Listed Building – Grade II*
- Designated: 15 November 1988
- Reference no.: 1299877

= Old Town Hall, Pontefract =

Municipal building in Pontefract, West Yorkshire, England

The Old Town Hall is a historic town hall in Market Place in Pontefract, West Yorkshire, England. It was completed in 1785 and was replaced by Pontefract Town Hall which was completed in 1882. It was designated a Grade II* listed building in 1950.

==History==
The first building on the site was a saxon moot hall which was destroyed during the English Civil War; this was replaced by a later building in 1656 which was demolished to make way for the current structure.

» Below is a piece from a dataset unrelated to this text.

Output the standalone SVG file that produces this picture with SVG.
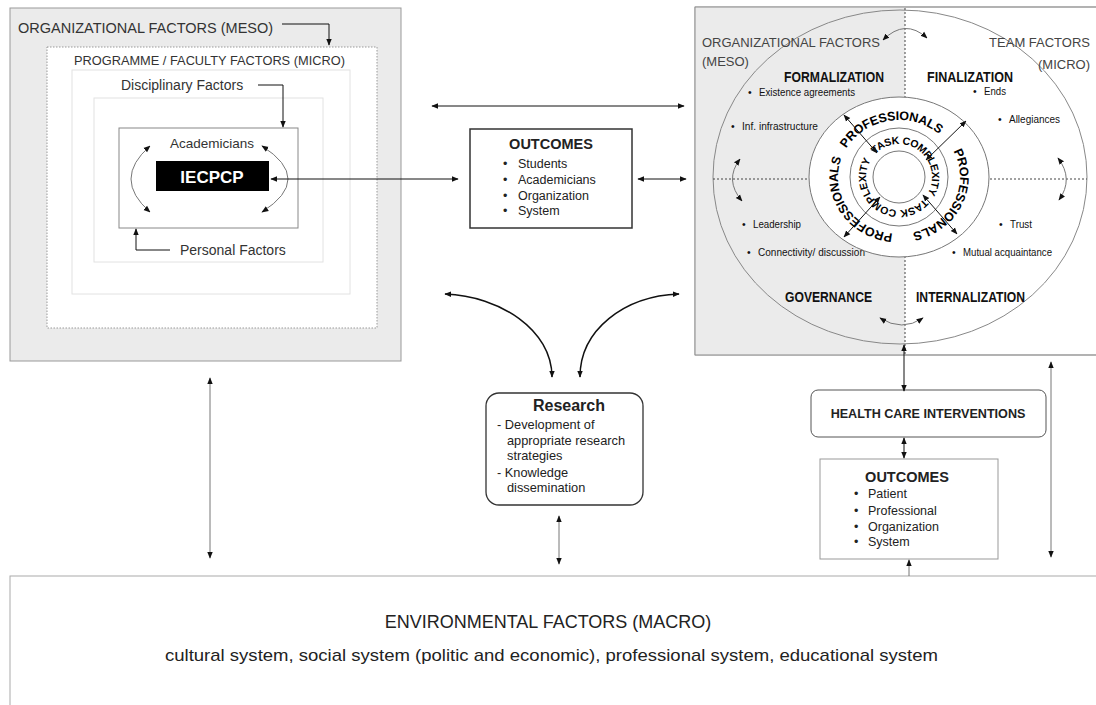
<svg xmlns="http://www.w3.org/2000/svg" width="1096" height="705" viewBox="0 0 1096 705">
<style>
text{font-family:"Liberation Sans",Arial,sans-serif;fill:#222}
.b{font-weight:bold}
.lbl{font-size:12.5px}
.bul{font-size:10.5px;fill:#111}
.quad{font-size:14px;font-weight:bold;fill:#111}
.ring{font-size:12.5px;font-weight:bold;fill:#000}
.ringi{font-size:10.5px;font-weight:bold;fill:#000}
.con{fill:none;stroke:#111;stroke-width:1}
.gcon{fill:none;stroke:#777;stroke-width:1}
.thick{fill:none;stroke:#111;stroke-width:1.5}
</style>
<defs>
<marker id="ah" viewBox="0 0 10 10" refX="9" refY="5" markerWidth="7" markerHeight="7" markerUnits="userSpaceOnUse" orient="auto-start-reverse"><path d="M0,1 L10,5 L0,9 z" fill="#111"/></marker>
<path id="pro" d="M838,177 A61,57 0 1 1 960,177 A61,57 0 1 1 838,177 A61,57 0 1 1 960,177"/>
<path id="task" d="M866,177 A33,33 0 1 1 932,177 A33,33 0 1 1 866,177 A33,33 0 1 1 932,177"/>
</defs>
<rect width="1096" height="705" fill="#fff"/>

<!-- Left organizational box -->
<g id="org-left">
<rect x="10" y="8" width="391" height="353" fill="#ebebeb" stroke="#999"/>
<text x="18" y="33" style="font-size:14.5px;fill:#333">ORGANIZATIONAL FACTORS (MESO)</text>
</g>
<g id="programme">
<rect x="47" y="47" width="330" height="281" fill="#fff" stroke="#999" stroke-dasharray="1.5 1.5"/>
<text x="74" y="65" style="font-size:12.8px;fill:#333">PROGRAMME / FACULTY FACTORS (MICRO)</text>
<rect x="72" y="70" width="278" height="224" fill="#fff" stroke="#e2e2e2"/>
</g>
<g id="disciplinary">
<text x="121" y="90" style="font-size:14px;fill:#333">Disciplinary Factors</text>
<rect x="94" y="98" width="229" height="164" fill="#fff" stroke="#e2e2e2"/>
</g>
<g id="academicians">
<rect x="119" y="128" width="179" height="100" fill="#fff" stroke="#888"/>
<text x="212" y="148" text-anchor="middle" style="font-size:13.5px;fill:#333">Academicians</text>
</g>
<g id="iecpcp">
<rect x="156" y="161" width="113" height="30" fill="#000"/>
<text x="212" y="183" text-anchor="middle" class="b" style="font-size:17px;fill:#fff">IECPCP</text>
</g>
<g id="personal">
<text x="180" y="255" style="font-size:14px;fill:#333">Personal Factors</text>
</g>

<!-- Middle outcomes -->
<g id="outcomes-edu">
<rect x="470" y="129" width="162" height="99" fill="#fff" stroke="#333" stroke-width="1.5"/>
<text x="551" y="149" text-anchor="middle" class="b" style="font-size:14.5px">OUTCOMES</text>
<text x="503" y="168" class="lbl">•</text><text x="518" y="168" class="lbl">Students</text>
<text x="503" y="184" class="lbl">•</text><text x="518" y="184" class="lbl">Academicians</text>
<text x="503" y="200" class="lbl">•</text><text x="518" y="200" class="lbl">Organization</text>
<text x="503" y="215" class="lbl">•</text><text x="518" y="215" class="lbl">System</text>
</g>

<!-- Right team box -->
<g id="team-model">
<rect x="695" y="7" width="420" height="348" fill="#fff" stroke="#999"/>
<rect x="695.5" y="7.5" width="209.5" height="347" fill="#ebebeb"/>
<path d="M695,7 H1096 M695,7 V355 H1096" fill="none" stroke="#999"/>
<ellipse cx="900" cy="177" rx="187" ry="167" fill="none" stroke="#888"/>
<line x1="905" y1="8" x2="905" y2="354" stroke="#444" stroke-dasharray="2 2"/>
<line x1="713" y1="179" x2="810" y2="179" stroke="#444" stroke-dasharray="2 2"/>
<line x1="990" y1="179" x2="1087" y2="179" stroke="#444" stroke-dasharray="2 2"/>
<text x="702" y="47" textLength="178" lengthAdjust="spacingAndGlyphs" style="font-size:13px;fill:#444">ORGANIZATIONAL FACTORS</text>
<text x="702" y="66" style="font-size:13px;fill:#444">(MESO)</text>
<text x="1090" y="47" text-anchor="end" style="font-size:13px;fill:#444">TEAM FACTORS</text>
<text x="1090" y="69" text-anchor="end" style="font-size:13px;fill:#444">(MICRO)</text>
<text x="784" y="82" class="quad" textLength="100" lengthAdjust="spacingAndGlyphs">FORMALIZATION</text>
<text x="927" y="82" class="quad" textLength="86" lengthAdjust="spacingAndGlyphs">FINALIZATION</text>
<text x="785" y="302" class="quad" textLength="87" lengthAdjust="spacingAndGlyphs">GOVERNANCE</text>
<text x="916" y="302" class="quad" textLength="109" lengthAdjust="spacingAndGlyphs">INTERNALIZATION</text>
<text x="748" y="96" class="bul">•</text><text x="759" y="96" class="bul" textLength="96" lengthAdjust="spacingAndGlyphs">Existence agreements</text>
<text x="731" y="130" class="bul">•</text><text x="742" y="130" class="bul" textLength="76" lengthAdjust="spacingAndGlyphs">Inf. infrastructure</text>
<text x="973" y="95" class="bul">•</text><text x="984" y="95" class="bul" textLength="22" lengthAdjust="spacingAndGlyphs">Ends</text>
<text x="998" y="123" class="bul">•</text><text x="1009" y="123" class="bul" textLength="51" lengthAdjust="spacingAndGlyphs">Allegiances</text>
<text x="742" y="228" class="bul">•</text><text x="753" y="228" class="bul" textLength="48" lengthAdjust="spacingAndGlyphs">Leadership</text>
<text x="747" y="256" class="bul">•</text><text x="758" y="256" class="bul" textLength="107" lengthAdjust="spacingAndGlyphs">Connectivity/ discussion</text>
<text x="999" y="228" class="bul">•</text><text x="1010" y="228" class="bul" textLength="22" lengthAdjust="spacingAndGlyphs">Trust</text>
<text x="952" y="256" class="bul">•</text><text x="963" y="256" class="bul" textLength="89" lengthAdjust="spacingAndGlyphs">Mutual acquaintance</text>
</g>

<g id="core-rings">
<ellipse cx="899" cy="177" rx="90" ry="80" fill="#fff" stroke="#777"/>
<circle cx="899" cy="177" r="49" fill="#fff" stroke="#777"/>
<circle cx="899" cy="177" r="26" fill="#fff" stroke="#777"/>
<text class="ring"><textPath href="#pro" startOffset="30" textLength="106" lengthAdjust="spacing">PROFESSIONALS</textPath></text>
<text class="ring"><textPath href="#pro" startOffset="158" textLength="106" lengthAdjust="spacing">PROFESSIONALS</textPath></text>
<text class="ring"><textPath href="#pro" startOffset="284" textLength="106" lengthAdjust="spacing">PROFESSIONALS</textPath></text>
<text class="ringi"><textPath href="#task" startOffset="25" textLength="96" lengthAdjust="spacing">TASK COMPLEXITY</textPath></text>
<text class="ringi"><textPath href="#task" startOffset="127" textLength="98" lengthAdjust="spacing">TASK COMPLEXITY</textPath></text>
</g>

<!-- Research -->
<g id="research">
<rect x="486" y="393" width="157" height="112" rx="13" fill="#fff" stroke="#333" stroke-width="1.3"/>
<text x="569" y="411" text-anchor="middle" class="b" style="font-size:16px">Research</text>
<text x="497" y="429" style="font-size:12.8px">- Development of</text>
<text x="507" y="445" style="font-size:12.8px">appropriate research</text>
<text x="507" y="460" style="font-size:12.8px">strategies</text>
<text x="497" y="477" style="font-size:12.8px">- Knowledge</text>
<text x="507" y="492" style="font-size:12.8px">dissemination</text>
</g>

<!-- Health care interventions -->
<g id="hci">
<rect x="811" y="390" width="235" height="47" rx="7" fill="#fff" stroke="#555"/>
<text x="928" y="418" text-anchor="middle" class="b" style="font-size:12.6px">HEALTH CARE INTERVENTIONS</text>
</g>
<g id="outcomes-care">
<rect x="820" y="459" width="178" height="100" fill="#fff" stroke="#999"/>
<text x="907" y="482" text-anchor="middle" class="b" style="font-size:14.5px">OUTCOMES</text>
<text x="854" y="498" class="lbl">•</text><text x="868" y="498" class="lbl">Patient</text>
<text x="854" y="515" class="lbl">•</text><text x="868" y="515" class="lbl">Professional</text>
<text x="854" y="531" class="lbl">•</text><text x="868" y="531" class="lbl">Organization</text>
<text x="854" y="546" class="lbl">•</text><text x="868" y="546" class="lbl">System</text>
</g>

<!-- Environmental -->
<g id="environment">
<rect x="10" y="576" width="1100" height="140" fill="#fff" stroke="#aaa"/>
<text x="548" y="628" text-anchor="middle" style="font-size:18px">ENVIRONMENTAL FACTORS (MACRO)</text>
<text x="165" y="661" textLength="773" lengthAdjust="spacingAndGlyphs" style="font-size:17px">cultural system, social system (politic and economic),  professional system,  educational system</text>
</g>

<g id="connectors">
<path class="con" d="M282,24 H329 V45" marker-end="url(#ah)"/>
<path class="con" d="M258,85 H283 V127" marker-end="url(#ah)"/>
<path class="con" d="M170,250 H136 V229" marker-end="url(#ah)"/>
<path class="gcon" d="M150,146 Q112,179 150,212" marker-start="url(#ah)" marker-end="url(#ah)"/>
<path class="gcon" d="M262,146 Q314,179 262,212" marker-start="url(#ah)" marker-end="url(#ah)"/>
<path class="con" d="M271,179 H458" marker-start="url(#ah)" marker-end="url(#ah)"/>
<path class="con" d="M638,179 H686" marker-start="url(#ah)" marker-end="url(#ah)"/>
<path class="con" d="M432,106 H684" marker-start="url(#ah)" marker-end="url(#ah)"/>
<path class="thick" d="M445,294 C500,296 552,330 552,377" marker-start="url(#ah)" marker-end="url(#ah)"/>
<path class="thick" d="M679,294 C624,296 580,330 580,377" marker-start="url(#ah)" marker-end="url(#ah)"/>
<path class="gcon" d="M559,516 V564" marker-start="url(#ah)" marker-end="url(#ah)"/>
<path class="gcon" d="M210,378 V558" marker-start="url(#ah)" marker-end="url(#ah)"/>
<path class="con" d="M904,345 V391" marker-start="url(#ah)" marker-end="url(#ah)"/>
<path class="con" d="M904,438 V458" marker-start="url(#ah)" marker-end="url(#ah)"/>
<path class="gcon" d="M909,576 V560" marker-end="url(#ah)"/>
<path class="gcon" d="M1051,362 V557" marker-start="url(#ah)" marker-end="url(#ah)"/>
<path class="gcon" d="M883,40 Q905,18 927,38" marker-start="url(#ah)" marker-end="url(#ah)"/>
<path class="gcon" d="M740,159 Q724,180 742,201" marker-start="url(#ah)" marker-end="url(#ah)"/>
<path class="gcon" d="M1058,158 Q1074,179 1059,200" marker-start="url(#ah)" marker-end="url(#ah)"/>
<path class="gcon" d="M880,318 Q902,332 923,318" marker-start="url(#ah)" marker-end="url(#ah)"/>
<path class="con" d="M844,115 L877,153" marker-start="url(#ah)" marker-end="url(#ah)"/>
<path class="con" d="M966,121 L926,160" marker-start="url(#ah)" marker-end="url(#ah)"/>
<path class="con" d="M844,237 L880,197" marker-start="url(#ah)" marker-end="url(#ah)"/>
<path class="con" d="M957,234 L923,195" marker-start="url(#ah)" marker-end="url(#ah)"/>
</g>
</svg>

The current structure, now known as the "old town hall", was designed by Bernard Hartley of Pontefract in the Classical style as a municipal building with market room and gaol on the ground floor and assembly room (now known as the "Nelson Room") on the first floor; it was completed in 1785.

In 1855, Benjamin Oliveira MP, attended the town hall to donate the original plaster cast relief (i.e. the mold) from which the final bronze relief of "The Death of Nelson at Trafalgar" found on the pedestal of Nelson's Column had been made in 1849. The secret ballot was first used in the United Kingdom, and the result announced at the town hall, on 15 August 1872 to re-elect Hugh Childers as MP for Pontefract in a ministerial by-election following his appointment as Chancellor of the Duchy of Lancaster.

The assembly rooms were built to the east of the old town hall in 1882. The old Town Hall remained the meeting place of the civic leaders and magistrates until they moved into the assembly rooms in the early 20th century.

==Architectural style==
===Exterior===
The building is constructed of sandstone ashlar, with a pitched Welsh-slate roof. There are three storeys with a lower two-storey gaol to the rear. The elevation facing onto the marketplace has three bays, the middle one having been altered in the twentieth century by the installation of a glass front. The first floor elevation is decorated with six large Tuscan order pilasters: the windows are twelve-pane sashes, with a wrought iron balcony in the centre, while the second floor windows have smaller six-pane windows. There is a flagpole on the front, and a small wooden central clocktower above with a lead cupola above with weathervane.

===Interior===
The Nelson Room, which is situated on the first floor has a large white-marble fireplace with a sleeping lion centrepiece. There is a magistrates' bench with coat of arms above. At the opposite end is the full-size plaster cast of John Edward Carew's bronze relief of The Death of Nelson. The Hartley Suite, named after the architect of the building, is located on the ground floor.